The Week Before Christmas
The last week before Christmas carries a kind of magic all its own.
The calendar is still ticking. Lessons are still planned. But something shifts. Kids sense what’s coming, and their excitement spills into everything—questions come faster, laughter louder, curiosity more alive. It’s a week that reminds me that learning was never meant to be rigid. It was meant to be responsive.
At our house, we love a themed learning week and this week has been “Christmas Week”. Christmas Week- or any other themed week- invites us to loosen our grip just enough to notice what our children actually need.

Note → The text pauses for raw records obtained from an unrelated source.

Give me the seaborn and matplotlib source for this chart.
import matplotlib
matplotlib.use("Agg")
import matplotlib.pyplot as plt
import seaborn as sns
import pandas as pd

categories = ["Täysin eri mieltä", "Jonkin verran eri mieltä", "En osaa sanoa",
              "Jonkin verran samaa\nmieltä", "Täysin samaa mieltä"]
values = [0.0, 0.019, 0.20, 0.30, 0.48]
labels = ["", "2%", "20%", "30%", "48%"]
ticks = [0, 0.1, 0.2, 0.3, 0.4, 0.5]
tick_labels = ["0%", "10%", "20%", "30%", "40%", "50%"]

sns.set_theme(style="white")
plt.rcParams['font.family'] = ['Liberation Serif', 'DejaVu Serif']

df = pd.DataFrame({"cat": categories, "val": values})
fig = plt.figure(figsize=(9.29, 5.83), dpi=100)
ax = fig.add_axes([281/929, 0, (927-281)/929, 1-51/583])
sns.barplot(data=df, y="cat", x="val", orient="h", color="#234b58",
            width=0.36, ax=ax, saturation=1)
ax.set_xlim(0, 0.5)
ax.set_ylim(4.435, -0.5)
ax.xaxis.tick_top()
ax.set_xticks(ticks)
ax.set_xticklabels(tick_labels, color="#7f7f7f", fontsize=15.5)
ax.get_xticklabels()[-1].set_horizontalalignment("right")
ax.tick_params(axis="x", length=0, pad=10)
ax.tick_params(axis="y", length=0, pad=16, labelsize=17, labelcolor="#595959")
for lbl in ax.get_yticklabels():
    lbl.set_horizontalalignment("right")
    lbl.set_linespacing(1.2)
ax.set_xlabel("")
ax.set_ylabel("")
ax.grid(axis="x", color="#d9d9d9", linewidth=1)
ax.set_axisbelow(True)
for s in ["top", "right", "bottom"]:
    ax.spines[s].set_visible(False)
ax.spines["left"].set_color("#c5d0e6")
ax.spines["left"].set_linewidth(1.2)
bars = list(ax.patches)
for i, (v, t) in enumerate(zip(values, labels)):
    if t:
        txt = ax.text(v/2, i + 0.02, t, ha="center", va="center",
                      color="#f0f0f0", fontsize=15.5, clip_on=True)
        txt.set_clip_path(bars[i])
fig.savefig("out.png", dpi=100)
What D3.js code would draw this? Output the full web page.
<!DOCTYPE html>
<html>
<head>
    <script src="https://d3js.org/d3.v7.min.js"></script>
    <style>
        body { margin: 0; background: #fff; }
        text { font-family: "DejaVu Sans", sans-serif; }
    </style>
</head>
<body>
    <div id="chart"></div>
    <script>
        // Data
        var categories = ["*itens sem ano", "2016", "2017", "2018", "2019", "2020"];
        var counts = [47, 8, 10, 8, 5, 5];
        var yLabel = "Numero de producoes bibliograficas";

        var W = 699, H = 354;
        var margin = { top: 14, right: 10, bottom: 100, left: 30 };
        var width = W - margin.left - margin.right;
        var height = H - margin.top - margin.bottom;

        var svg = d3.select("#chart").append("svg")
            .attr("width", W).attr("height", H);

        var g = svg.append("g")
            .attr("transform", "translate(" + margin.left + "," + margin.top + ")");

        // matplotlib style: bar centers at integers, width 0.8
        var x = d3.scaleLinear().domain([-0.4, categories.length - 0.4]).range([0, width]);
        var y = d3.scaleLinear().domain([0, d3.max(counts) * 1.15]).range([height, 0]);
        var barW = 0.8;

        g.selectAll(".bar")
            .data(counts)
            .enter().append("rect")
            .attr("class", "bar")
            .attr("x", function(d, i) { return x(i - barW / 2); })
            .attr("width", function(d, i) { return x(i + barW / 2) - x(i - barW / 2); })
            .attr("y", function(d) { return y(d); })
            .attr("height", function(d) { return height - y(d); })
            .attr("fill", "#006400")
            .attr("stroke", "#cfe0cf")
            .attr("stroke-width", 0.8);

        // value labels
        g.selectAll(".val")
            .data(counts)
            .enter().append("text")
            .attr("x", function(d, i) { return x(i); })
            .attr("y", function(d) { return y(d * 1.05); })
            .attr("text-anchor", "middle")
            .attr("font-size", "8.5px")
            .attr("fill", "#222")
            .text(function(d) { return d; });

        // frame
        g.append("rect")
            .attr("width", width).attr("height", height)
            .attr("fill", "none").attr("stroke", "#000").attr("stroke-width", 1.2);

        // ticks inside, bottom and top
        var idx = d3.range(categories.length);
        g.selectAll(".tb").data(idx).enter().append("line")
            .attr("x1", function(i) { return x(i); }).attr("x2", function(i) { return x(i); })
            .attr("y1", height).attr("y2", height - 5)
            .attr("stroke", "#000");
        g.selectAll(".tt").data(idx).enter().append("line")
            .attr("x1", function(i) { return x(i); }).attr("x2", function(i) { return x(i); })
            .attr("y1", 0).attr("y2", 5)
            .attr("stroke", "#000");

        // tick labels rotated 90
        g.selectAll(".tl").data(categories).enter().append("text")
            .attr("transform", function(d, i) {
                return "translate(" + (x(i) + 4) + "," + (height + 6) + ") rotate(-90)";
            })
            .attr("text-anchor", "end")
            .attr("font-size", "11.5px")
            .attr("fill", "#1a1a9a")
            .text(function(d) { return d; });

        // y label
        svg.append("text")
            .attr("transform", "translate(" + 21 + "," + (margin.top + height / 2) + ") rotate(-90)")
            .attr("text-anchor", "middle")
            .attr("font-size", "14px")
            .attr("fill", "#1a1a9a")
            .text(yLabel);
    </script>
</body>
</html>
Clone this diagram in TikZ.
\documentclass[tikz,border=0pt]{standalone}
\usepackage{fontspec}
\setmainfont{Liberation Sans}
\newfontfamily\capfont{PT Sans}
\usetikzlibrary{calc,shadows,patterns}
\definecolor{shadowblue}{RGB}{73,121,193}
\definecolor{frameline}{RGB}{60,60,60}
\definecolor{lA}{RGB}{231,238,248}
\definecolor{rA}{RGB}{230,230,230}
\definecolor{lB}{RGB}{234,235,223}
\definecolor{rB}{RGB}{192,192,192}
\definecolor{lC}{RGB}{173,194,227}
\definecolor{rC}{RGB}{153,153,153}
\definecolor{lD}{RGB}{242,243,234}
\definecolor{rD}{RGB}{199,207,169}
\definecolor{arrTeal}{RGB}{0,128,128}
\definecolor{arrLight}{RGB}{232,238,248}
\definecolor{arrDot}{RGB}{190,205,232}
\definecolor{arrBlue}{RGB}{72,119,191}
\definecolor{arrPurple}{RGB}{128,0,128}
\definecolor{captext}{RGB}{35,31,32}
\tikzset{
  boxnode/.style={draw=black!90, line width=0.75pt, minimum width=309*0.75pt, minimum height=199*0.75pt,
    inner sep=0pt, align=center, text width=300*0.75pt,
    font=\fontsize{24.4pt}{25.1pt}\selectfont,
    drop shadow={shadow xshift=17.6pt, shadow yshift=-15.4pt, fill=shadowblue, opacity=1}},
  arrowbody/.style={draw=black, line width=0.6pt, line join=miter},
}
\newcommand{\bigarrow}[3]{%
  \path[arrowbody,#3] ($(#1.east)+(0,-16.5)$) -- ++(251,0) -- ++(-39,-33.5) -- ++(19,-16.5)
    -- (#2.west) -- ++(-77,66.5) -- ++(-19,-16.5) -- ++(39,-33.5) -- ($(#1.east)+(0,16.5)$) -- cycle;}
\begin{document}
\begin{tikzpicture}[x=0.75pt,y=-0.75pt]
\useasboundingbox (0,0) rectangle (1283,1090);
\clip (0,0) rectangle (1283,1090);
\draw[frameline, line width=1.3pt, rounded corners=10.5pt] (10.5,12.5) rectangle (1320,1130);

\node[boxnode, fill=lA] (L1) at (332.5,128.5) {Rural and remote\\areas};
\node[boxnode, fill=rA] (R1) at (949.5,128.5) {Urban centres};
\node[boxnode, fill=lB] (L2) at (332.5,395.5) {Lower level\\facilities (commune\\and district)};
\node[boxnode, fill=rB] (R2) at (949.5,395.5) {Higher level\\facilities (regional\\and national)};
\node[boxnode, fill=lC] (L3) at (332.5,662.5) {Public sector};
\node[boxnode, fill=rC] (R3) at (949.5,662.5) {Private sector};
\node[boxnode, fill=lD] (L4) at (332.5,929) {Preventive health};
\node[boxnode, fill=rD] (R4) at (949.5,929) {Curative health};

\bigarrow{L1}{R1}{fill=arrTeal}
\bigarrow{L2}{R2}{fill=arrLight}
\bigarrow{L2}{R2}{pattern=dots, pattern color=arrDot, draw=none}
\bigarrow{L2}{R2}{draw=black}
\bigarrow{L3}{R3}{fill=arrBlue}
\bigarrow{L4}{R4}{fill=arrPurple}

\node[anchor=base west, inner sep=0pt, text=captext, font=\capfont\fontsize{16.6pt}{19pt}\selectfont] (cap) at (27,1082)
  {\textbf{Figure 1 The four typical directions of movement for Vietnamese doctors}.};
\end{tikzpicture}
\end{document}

One of the greatest gifts of learning at home—or in a family-centered model like REC—is the freedom to adjust the pace. To linger where interest is deep. To skim where mastery already lives. To pause when hearts are full or tired or brimming with questions that don’t fit neatly into a lesson plan.
Some days, that means setting aside the workbook because the conversation around the breakfast table is richer than anything on the page. Other days, it means pressing in—rereading a chapter, practicing a skill again, or gently strengthening what feels shaky. And sometimes, it means letting something go altogether, trusting that not every box needs to be checked for meaningful growth to happen.
This flexibility isn’t a lack of structure. It’s wisdom. It’s knowing that children are not machines—and that learning sticks best when it feels alive.
Christmas week is also a reminder of the power of hands-on learning.
There is something sacred about learning that can be held, poured, shaped, built, or tested. When children’s hands are busy, their minds often follow. During weeks like this, learning doesn’t pause—it transforms.
Learning doesn’t have to be heavy to be meaningful. Laughter does not diminish rigor—it strengthens it. When children associate learning with warmth, curiosity, and connection, they carry that posture in learning with them far beyond elementary years.
Christmas Week reminds us that joy is not a distraction from education. It is the doorway.
Below are two simple ways to lean into meaningful, hands-on learning this season—no pressure, no perfection required.
Read-Aloud Companion: The Best Christmas Pageant Ever
This story opens the door to conversations about grace, kindness, expectations, and seeing people differently than we expect. Use these questions naturally—over hot cocoa, in the car, or around the table.
Discussion Questions for Elementary Students:
What kind of people were the Herdman kids at the beginning of the story?
Why do you think everyone was nervous about the Herdmans being in the Christmas pageant?
What surprised you most about the way the Herdmans acted as the story went on?
How did the Christmas story feel different when the Herdmans told it?
What does it mean to see someone with “new eyes”?
Was there a moment when you felt sympathy for the Herdmans? Why?
How did the adults change throughout the story?
What do you think this book teaches us about grace?
If you were in the pageant, what role would you want to play—and why?
How can we show kindness or understanding to people who are different from us?
Hands-On Science: Borax Christmas Ornaments
This simple activity feels like magic—but it’s rich with science, patience, and wonder.
You’ll Need:
Borax (found in the laundry aisle)
Pipe cleaners
String or yarn
Pencil or craft stick
Wide-mouth jar or cup
Boiling water
How To:
Shape pipe cleaners into simple Christmas designs (stars, trees, hearts, snowflakes).
Tie one end of a string to the shape and the other end to a pencil.
Fill a jar with very hot water (adult help required).
Add Borax—about 3 tablespoons per cup of water—stir until no more will dissolve.
Lower the pipe cleaner into the solution so it hangs freely.
Leave undisturbed overnight.
The next day, observe the crystals that have formed and gently remove your ornament.
Learning Connections:
Talk about solutions and saturation
Observe crystal growth
Practice patience and careful observation
Write or draw what changed overnight
We have loved Christmas Week—but we don’t need Christmas as an excuse to learn and engage creatively.
What this week really reminds us is that meaningful learning is not confined to a season, a theme, or a special set of activities. When children are given space to wonder, to work with their hands, to ask questions, and to laugh while they learn, education becomes something they step into willingly—not something they have to be pushed through.
Join me in praying as we work to create a space at REC where kids can do just that—wonder, and laugh, and love learning.